Essa maldita preguiça, de onde vem? Dormi tarde ontem. Pode ser por isso, mas teve, agorinha, o almoço de arroz com camarão e polvo. Sim, sim, a leseira que se segue a um bom cardápio acomete a maioria dos humanos, não nos deixando esquecer do pecado da gula. Uma prova cabal da existência desse Deus inventor de pecados capitais. Como será o inferno?

Não, meus parcos leitores, vocês não merecem tal humor de porca enferrujada, rangendo dia e noite, noite e dia. Nem eu mesmo mereço tamanha chiadeira. O sol. A lua. O amor. O prazer. Bem sei de tudo isso, mas, ô sono, ô olho pesado.

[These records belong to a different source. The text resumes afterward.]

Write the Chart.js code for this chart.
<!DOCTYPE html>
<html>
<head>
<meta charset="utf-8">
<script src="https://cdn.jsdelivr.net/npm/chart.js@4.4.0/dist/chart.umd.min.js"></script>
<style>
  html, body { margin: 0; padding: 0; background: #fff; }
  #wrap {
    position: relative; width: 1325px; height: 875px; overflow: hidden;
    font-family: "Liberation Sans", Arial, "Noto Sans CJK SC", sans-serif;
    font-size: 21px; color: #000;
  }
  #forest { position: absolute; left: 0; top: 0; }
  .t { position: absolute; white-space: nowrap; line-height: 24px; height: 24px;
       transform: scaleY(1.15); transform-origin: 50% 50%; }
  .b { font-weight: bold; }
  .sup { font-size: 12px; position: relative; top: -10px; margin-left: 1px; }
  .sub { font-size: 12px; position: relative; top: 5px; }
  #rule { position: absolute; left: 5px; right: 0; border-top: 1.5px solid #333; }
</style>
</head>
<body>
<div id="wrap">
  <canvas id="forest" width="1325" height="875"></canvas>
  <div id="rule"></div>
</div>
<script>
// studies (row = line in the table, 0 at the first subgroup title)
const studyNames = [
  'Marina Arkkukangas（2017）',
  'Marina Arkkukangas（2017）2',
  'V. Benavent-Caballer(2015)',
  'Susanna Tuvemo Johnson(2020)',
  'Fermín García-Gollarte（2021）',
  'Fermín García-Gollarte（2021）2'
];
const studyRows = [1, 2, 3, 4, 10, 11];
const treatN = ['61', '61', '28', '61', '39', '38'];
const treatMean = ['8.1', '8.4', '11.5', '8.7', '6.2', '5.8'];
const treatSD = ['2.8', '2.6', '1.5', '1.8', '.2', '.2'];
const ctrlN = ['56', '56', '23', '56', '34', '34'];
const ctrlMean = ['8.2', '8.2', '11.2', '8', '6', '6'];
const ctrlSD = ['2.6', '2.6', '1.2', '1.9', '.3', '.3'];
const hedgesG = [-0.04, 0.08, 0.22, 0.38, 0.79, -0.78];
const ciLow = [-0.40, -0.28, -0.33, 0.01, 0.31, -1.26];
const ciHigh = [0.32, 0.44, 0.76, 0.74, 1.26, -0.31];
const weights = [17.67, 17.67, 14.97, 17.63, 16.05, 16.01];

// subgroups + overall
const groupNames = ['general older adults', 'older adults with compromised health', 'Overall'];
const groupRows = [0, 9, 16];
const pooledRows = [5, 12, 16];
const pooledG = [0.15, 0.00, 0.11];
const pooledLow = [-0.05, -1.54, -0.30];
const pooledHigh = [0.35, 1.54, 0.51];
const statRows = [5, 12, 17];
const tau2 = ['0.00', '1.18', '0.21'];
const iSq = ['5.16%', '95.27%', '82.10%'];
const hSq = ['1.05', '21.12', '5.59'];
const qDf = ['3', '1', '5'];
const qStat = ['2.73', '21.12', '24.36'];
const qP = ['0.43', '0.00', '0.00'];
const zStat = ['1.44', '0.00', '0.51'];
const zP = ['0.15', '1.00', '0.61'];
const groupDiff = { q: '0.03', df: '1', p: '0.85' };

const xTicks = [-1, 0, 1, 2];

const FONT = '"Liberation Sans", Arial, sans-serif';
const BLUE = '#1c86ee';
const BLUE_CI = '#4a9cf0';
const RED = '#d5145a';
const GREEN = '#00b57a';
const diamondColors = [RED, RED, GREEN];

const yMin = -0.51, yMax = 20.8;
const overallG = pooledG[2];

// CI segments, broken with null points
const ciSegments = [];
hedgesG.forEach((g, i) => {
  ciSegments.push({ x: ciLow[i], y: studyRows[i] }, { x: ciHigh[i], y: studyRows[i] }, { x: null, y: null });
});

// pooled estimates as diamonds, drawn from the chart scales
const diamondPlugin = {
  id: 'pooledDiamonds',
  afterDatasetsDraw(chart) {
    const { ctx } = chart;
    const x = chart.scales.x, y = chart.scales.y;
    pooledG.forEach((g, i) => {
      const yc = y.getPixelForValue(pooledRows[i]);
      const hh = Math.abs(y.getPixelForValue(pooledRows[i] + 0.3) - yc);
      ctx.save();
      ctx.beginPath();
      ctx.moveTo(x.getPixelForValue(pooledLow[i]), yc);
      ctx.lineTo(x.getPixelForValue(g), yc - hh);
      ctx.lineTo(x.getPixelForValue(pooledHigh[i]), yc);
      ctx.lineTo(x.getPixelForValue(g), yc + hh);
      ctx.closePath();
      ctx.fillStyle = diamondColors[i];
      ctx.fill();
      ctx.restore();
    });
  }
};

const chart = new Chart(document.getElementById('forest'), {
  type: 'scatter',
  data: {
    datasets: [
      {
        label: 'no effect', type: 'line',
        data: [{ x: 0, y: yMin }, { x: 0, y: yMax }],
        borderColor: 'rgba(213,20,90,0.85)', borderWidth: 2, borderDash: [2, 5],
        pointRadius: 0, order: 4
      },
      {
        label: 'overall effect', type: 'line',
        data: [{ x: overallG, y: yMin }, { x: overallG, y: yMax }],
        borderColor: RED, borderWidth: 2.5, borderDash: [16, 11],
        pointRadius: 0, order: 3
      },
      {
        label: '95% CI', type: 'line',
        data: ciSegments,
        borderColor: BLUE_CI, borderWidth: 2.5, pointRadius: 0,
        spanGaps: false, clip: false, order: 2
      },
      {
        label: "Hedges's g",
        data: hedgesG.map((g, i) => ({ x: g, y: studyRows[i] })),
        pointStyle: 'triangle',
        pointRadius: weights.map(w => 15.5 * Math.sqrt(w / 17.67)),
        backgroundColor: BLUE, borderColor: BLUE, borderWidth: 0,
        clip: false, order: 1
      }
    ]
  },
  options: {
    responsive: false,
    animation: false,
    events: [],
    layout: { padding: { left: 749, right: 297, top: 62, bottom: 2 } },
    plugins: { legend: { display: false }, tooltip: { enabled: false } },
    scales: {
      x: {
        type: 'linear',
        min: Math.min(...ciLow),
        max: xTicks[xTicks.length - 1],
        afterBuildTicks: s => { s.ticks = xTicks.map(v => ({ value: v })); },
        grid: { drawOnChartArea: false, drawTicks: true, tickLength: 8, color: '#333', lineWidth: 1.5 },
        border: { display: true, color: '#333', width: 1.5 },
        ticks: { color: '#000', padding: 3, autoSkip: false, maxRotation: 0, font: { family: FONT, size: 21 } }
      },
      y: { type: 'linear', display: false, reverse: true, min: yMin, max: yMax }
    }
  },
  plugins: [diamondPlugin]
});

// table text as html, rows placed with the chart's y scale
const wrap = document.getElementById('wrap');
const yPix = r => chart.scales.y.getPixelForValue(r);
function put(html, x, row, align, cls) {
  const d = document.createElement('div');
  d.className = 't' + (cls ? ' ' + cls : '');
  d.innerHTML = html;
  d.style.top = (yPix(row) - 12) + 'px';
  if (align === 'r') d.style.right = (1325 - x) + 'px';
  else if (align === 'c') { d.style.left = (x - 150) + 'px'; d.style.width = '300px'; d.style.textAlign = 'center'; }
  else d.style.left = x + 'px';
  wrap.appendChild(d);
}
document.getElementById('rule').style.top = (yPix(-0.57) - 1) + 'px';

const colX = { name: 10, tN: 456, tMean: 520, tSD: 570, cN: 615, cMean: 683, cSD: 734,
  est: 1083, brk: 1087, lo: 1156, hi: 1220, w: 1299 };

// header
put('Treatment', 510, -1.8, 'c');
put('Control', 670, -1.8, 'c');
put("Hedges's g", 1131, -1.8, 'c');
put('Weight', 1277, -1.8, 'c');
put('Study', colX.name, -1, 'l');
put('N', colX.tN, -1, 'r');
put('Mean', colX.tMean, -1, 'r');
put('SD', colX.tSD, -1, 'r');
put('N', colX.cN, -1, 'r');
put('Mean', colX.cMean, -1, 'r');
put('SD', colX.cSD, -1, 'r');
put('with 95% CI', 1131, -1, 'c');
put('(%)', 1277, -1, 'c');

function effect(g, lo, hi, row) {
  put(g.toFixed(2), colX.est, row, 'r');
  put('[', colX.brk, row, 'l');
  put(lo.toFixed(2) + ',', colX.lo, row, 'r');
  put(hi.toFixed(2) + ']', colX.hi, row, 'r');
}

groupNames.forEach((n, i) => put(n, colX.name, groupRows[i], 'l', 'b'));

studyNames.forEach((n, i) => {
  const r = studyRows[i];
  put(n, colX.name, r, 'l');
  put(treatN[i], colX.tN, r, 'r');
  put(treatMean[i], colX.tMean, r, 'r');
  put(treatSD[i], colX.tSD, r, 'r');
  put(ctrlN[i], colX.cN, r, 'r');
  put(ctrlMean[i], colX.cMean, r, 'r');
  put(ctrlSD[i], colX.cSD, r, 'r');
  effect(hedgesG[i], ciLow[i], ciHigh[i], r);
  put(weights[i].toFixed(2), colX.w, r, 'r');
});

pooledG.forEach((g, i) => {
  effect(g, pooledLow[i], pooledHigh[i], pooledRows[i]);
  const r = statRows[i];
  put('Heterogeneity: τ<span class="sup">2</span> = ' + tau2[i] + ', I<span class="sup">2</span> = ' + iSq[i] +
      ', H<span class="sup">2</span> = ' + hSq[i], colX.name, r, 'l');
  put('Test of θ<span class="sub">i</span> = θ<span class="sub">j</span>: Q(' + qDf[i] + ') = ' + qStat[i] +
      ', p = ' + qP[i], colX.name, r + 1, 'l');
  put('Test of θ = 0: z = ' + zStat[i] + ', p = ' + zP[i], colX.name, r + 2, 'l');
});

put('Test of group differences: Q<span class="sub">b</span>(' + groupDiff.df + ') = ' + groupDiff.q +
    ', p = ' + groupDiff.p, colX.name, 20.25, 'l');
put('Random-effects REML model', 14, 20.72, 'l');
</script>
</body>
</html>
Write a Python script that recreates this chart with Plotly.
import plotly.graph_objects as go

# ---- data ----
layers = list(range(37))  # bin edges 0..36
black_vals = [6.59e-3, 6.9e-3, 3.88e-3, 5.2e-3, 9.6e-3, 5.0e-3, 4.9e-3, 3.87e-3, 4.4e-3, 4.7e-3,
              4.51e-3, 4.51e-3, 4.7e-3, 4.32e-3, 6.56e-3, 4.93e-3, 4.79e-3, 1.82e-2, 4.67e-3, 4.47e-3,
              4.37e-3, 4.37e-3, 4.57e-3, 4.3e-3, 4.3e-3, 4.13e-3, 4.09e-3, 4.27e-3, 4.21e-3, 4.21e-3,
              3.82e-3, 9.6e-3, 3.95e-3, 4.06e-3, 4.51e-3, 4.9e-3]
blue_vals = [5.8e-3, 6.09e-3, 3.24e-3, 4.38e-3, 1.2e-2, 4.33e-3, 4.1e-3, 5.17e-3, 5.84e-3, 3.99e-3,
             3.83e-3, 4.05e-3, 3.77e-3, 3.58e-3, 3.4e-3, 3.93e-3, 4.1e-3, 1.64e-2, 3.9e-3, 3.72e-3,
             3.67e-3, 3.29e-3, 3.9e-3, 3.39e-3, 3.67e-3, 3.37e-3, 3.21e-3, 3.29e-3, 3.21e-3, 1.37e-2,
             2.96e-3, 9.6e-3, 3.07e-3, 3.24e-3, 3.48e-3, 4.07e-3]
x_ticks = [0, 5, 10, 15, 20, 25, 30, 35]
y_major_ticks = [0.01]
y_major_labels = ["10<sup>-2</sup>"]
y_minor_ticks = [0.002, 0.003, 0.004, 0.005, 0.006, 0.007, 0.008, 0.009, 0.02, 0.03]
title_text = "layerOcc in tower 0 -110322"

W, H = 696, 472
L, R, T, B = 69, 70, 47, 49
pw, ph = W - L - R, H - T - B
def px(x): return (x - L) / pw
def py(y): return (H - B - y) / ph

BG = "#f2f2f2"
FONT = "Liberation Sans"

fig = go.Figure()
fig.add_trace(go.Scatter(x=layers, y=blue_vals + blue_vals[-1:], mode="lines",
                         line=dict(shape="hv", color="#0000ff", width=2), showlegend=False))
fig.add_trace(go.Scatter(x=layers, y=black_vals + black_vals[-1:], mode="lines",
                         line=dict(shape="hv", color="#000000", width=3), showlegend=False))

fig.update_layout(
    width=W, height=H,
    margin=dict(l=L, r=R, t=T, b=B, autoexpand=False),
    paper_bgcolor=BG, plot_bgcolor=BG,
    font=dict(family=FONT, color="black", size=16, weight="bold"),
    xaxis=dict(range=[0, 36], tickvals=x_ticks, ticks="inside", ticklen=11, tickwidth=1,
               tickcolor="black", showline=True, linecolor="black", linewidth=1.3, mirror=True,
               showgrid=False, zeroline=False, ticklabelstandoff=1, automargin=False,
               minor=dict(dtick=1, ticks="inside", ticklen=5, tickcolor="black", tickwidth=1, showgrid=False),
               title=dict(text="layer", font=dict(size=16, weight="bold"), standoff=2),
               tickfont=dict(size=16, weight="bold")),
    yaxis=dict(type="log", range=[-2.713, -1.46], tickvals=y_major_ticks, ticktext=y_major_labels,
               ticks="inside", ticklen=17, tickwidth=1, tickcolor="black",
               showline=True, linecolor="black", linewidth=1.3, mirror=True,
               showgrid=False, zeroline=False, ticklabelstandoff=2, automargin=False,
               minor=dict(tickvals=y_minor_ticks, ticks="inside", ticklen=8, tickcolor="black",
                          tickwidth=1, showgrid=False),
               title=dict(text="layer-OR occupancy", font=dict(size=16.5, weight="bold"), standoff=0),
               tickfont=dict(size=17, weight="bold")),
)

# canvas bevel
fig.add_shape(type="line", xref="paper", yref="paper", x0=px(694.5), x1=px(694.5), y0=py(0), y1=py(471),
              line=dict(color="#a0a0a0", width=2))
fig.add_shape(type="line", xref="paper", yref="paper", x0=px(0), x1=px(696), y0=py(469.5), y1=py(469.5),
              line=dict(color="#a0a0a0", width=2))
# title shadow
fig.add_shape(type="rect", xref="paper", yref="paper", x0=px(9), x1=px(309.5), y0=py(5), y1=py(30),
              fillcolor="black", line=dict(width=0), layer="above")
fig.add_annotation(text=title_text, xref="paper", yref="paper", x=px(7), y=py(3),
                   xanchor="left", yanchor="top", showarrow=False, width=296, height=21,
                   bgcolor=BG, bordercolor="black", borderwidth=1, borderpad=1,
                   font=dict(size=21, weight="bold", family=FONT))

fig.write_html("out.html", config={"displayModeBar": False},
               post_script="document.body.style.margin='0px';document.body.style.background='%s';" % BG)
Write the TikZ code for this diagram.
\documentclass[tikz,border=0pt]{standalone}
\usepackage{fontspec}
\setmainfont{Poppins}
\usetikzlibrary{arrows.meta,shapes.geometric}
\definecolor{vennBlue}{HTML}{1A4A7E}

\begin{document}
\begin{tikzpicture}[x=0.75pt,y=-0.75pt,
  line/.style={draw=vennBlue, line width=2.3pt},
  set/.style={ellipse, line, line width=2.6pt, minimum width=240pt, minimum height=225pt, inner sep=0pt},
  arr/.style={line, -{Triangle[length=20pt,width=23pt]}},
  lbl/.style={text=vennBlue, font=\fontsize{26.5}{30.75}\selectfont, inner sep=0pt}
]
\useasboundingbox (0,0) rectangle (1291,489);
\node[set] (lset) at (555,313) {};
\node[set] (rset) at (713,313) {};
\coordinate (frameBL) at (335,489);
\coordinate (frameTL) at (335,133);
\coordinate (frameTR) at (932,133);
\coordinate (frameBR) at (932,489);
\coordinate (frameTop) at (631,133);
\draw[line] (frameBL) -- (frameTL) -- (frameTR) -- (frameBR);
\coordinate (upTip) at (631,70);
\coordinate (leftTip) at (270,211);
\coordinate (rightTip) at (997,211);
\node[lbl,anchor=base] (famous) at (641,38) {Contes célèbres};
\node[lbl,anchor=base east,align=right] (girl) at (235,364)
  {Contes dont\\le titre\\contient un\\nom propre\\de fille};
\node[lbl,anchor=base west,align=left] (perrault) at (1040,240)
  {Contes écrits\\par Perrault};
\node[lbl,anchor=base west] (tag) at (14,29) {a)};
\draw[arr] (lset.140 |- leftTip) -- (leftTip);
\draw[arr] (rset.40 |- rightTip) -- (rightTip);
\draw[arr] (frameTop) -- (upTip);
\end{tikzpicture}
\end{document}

Chega, chega. O que vocês estão fazendo? Digo, além de ler isso aqui. Nada, nadinha?
Então anotem. Ouçam minha quase conterrânea (que só conheço de disco), a Consuelo de Paula (http://www.consuelodepaula.com.br). Leiam o Bernardo Carvalho (http://www.clickescritores.com.br/bernardoc00.html). Beijem seus filhos (não há página na Internet). Assistam ao “Ensaio de Orquestra”, do Fellini (http://www.imdb.com/name/nm0000019/). Compre ingresso, se estiver no Rio, para ver “Gaivota - Tema Para Um Conto Curto” no Poeira.

Esse cardápio mínimo, bem comido e digerido, pode levá-lo, meu caro leitor, a uma preguiça assim interminável, mas você estará, esteja certo, um pouco menos suscetível de passar pela vida cheio de disposição, mas vazio.